Abbott and Costello Meet Frankenstein (1948)
 I was talking to my wife about tonight's theme, Horror Comedy, and how I wasn't quite in the mood for that. I wanted to watch Pet Sematary again before the new Paramount channel series. Talking with my wife she asked if I had ever reviewed Abbott and Costello Meet Frankenstein, a movie she knew I loved. As it turns out, Amazon Prime has it.

Abbott and Costello Meet Frankenstein (1948)

This movie is an old one. So instead of going over it detail (I mean, everyone has seen this one right?) let's talk about what it has going on.
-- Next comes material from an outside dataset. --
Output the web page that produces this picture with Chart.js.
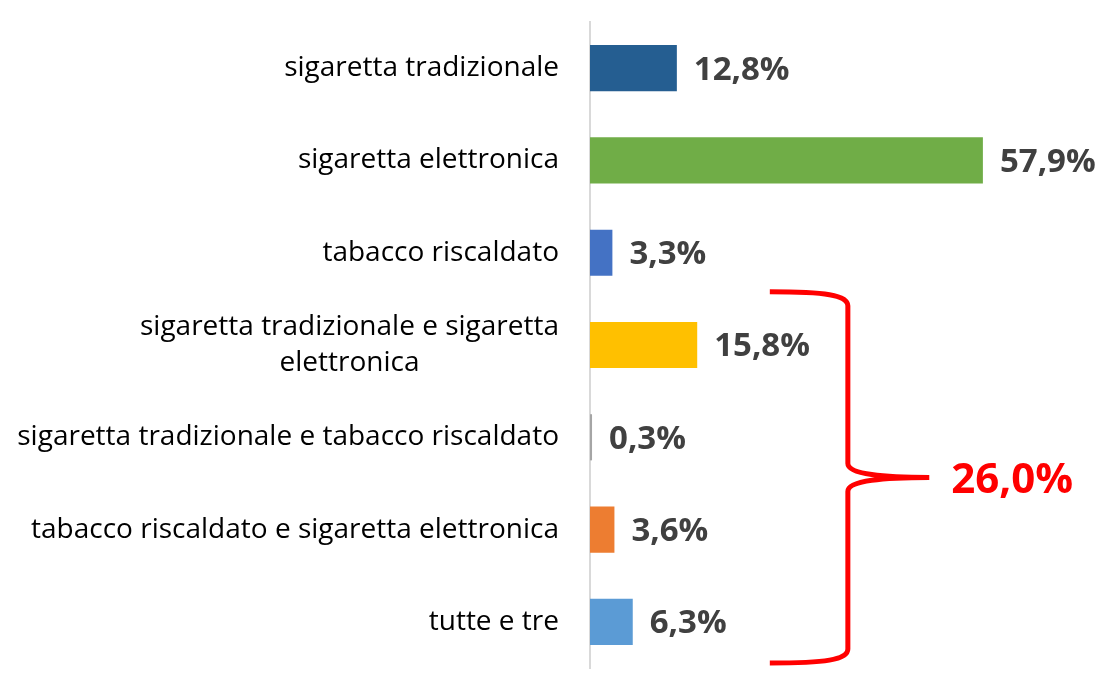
<!DOCTYPE html>
<html>
<head>
<meta charset="utf-8">
<script src="https://cdn.jsdelivr.net/npm/chart.js@4/dist/chart.umd.min.js"></script>
<style>
    body { margin: 0; background: #fff; }
    canvas { display: block; }
</style>
</head>
<body>
<canvas id="barChart" width="1097" height="684"></canvas>
<script>
    // categorie (la terza riga va a capo come nell'originale)
    var categories = [
        "sigaretta tradizionale",
        "sigaretta elettronica",
        "tabacco riscaldato",
        ["sigaretta tradizionale e sigaretta", "elettronica"],
        "sigaretta tradizionale e tabacco riscaldato",
        "tabacco riscaldato e sigaretta elettronica",
        "tutte e tre",
    ];
    var values = [12.8, 57.9, 3.3, 15.8, 0.3, 3.6, 6.3];
    var barColors = ["#255E91", "#70AD47", "#4472C4", "#FFC000", "#A5A5A5", "#ED7D31", "#5B9BD5"];
    var groupFrom = 3; // da qui in giù: uso combinato

    var fmt = function (v) {
        return v.toFixed(1).replace(".", ",") + "%";
    };

    // etichette categorie, valori e parentesi graffa
    var decorPlugin = {
        id: "decor",
        afterDraw: function (chart) {
            var ctx = chart.ctx;
            var yS = chart.scales.y;
            var xS = chart.scales.x;
            var meta = chart.getDatasetMeta(0);
            var rightX = yS.right - 31;

            ctx.save();
            ctx.textBaseline = "middle";

            // etichette asse y
            ctx.font = "28px 'Open Sans'";
            ctx.fillStyle = "#000";
            categories.forEach(function (lab, i) {
                var lines = Array.isArray(lab) ? lab : [lab];
                var yc = yS.getPixelForValue(i);
                var y0 = yc - (lines.length - 1) * 18;
                var w0 = ctx.measureText(lines[0]).width;
                lines.forEach(function (t, k) {
                    if (k === 0) {
                        ctx.textAlign = "right";
                        ctx.fillText(t, rightX, y0);
                    } else {
                        ctx.textAlign = "center";
                        ctx.fillText(t, rightX - w0 / 2, y0 + k * 36);
                    }
                });
            });

            // valori
            ctx.font = "bold 33px 'Open Sans'";
            ctx.fillStyle = "#404040";
            ctx.textAlign = "left";
            meta.data.forEach(function (bar, i) {
                ctx.fillText(fmt(values[i]), bar.x + 17, bar.y + 2);
            });

            // parentesi graffa
            var step = yS.getPixelForValue(1) - yS.getPixelForValue(0);
            var top = yS.getPixelForValue(groupFrom) - step / 2 - 7;
            var bottom = yS.getPixelForValue(values.length - 1) + step / 2 - 5;
            var mid = (top + bottom) / 2;
            var armX = xS.getPixelForValue(26.5);
            var spineX = xS.getPixelForValue(38);
            var tipX = xS.getPixelForValue(50);

            ctx.strokeStyle = "#FF0000";
            ctx.lineWidth = 5;
            ctx.lineJoin = "round";
            ctx.beginPath();
            ctx.moveTo(armX, top);
            ctx.bezierCurveTo(armX + 55, top, spineX, top + 3, spineX, top + 14);
            ctx.lineTo(spineX, mid - 14);
            ctx.bezierCurveTo(spineX, mid - 3, tipX - 45, mid, tipX, mid);
            ctx.moveTo(tipX, mid);
            ctx.bezierCurveTo(tipX - 45, mid, spineX, mid + 3, spineX, mid + 14);
            ctx.lineTo(spineX, bottom - 14);
            ctx.bezierCurveTo(spineX, bottom - 3, armX + 55, bottom, armX, bottom);
            ctx.stroke();

            var total = values.slice(groupFrom).reduce(function (a, b) { return a + b; }, 0);
            ctx.font = "bold 42px 'Open Sans'";
            ctx.fillStyle = "#FF0000";
            ctx.fillText(fmt(total), tipX + 22, mid + 4);

            ctx.restore();
        },
    };

    var ctx = document.getElementById("barChart").getContext("2d");
    new Chart(ctx, {
        type: "bar",
        data: {
            labels: categories,
            datasets: [
                {
                    data: values,
                    backgroundColor: barColors,
                    categoryPercentage: 1,
                    barPercentage: 0.5,
                },
            ],
        },
        options: {
            indexAxis: "y",
            responsive: false,
            animation: false,
            layout: { padding: { top: 22, bottom: 16, right: 32, left: 0 } },
            plugins: {
                legend: { display: false },
                tooltip: { enabled: false },
            },
            scales: {
                x: { display: false, min: 0, max: 70 },
                y: {
                    ticks: { display: false },
                    grid: { display: false },
                    border: { display: true, color: "#D9D9D9", width: 2 },
                    afterFit: function (scale) {
                        scale.width = 590;
                    },
                },
            },
        },
        plugins: [decorPlugin],
    });
</script>
</body>
</html>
Béla Lugosi is back as Dracula, a role he has been playing at this point for 20 years. This was one of his last major roles before his alcohol and drug addiction made getting roles more difficult. He also was very typecast at this point. I always liked him in this role and I think this is one of the first depictions of Dracula as a mad scientist. Something that would become more prevalent later on.

Lon Chaney Jr. is also back as Lawrence Talbot / The Wolf Man. This role I think really was the first time it sold me on the idea of lycanthropy as a curse. This movie was also one of the many of the Frankenstein-Dracula-Wolfman crossovers of the last four or so years. Were these the origin of the Vampires vs. Werewolves in the movies? Maybe.  This was also the last appearance of the Wolf Man in the Universal Studios movies.

Lenore Aubert plays Sandra Mornay, our mad scientist. She is the one bringing Frankenstein's monster back to left and just needs Lou Costello's brain to do it. Fairly progressive for 1948.

This movie also has a special guest at the end, Vincent Price as the voice of the Invisible Man. A nice start to his career in horror.

The movie is fun. It was one of the first "monster movies" I can remember watching with my dad.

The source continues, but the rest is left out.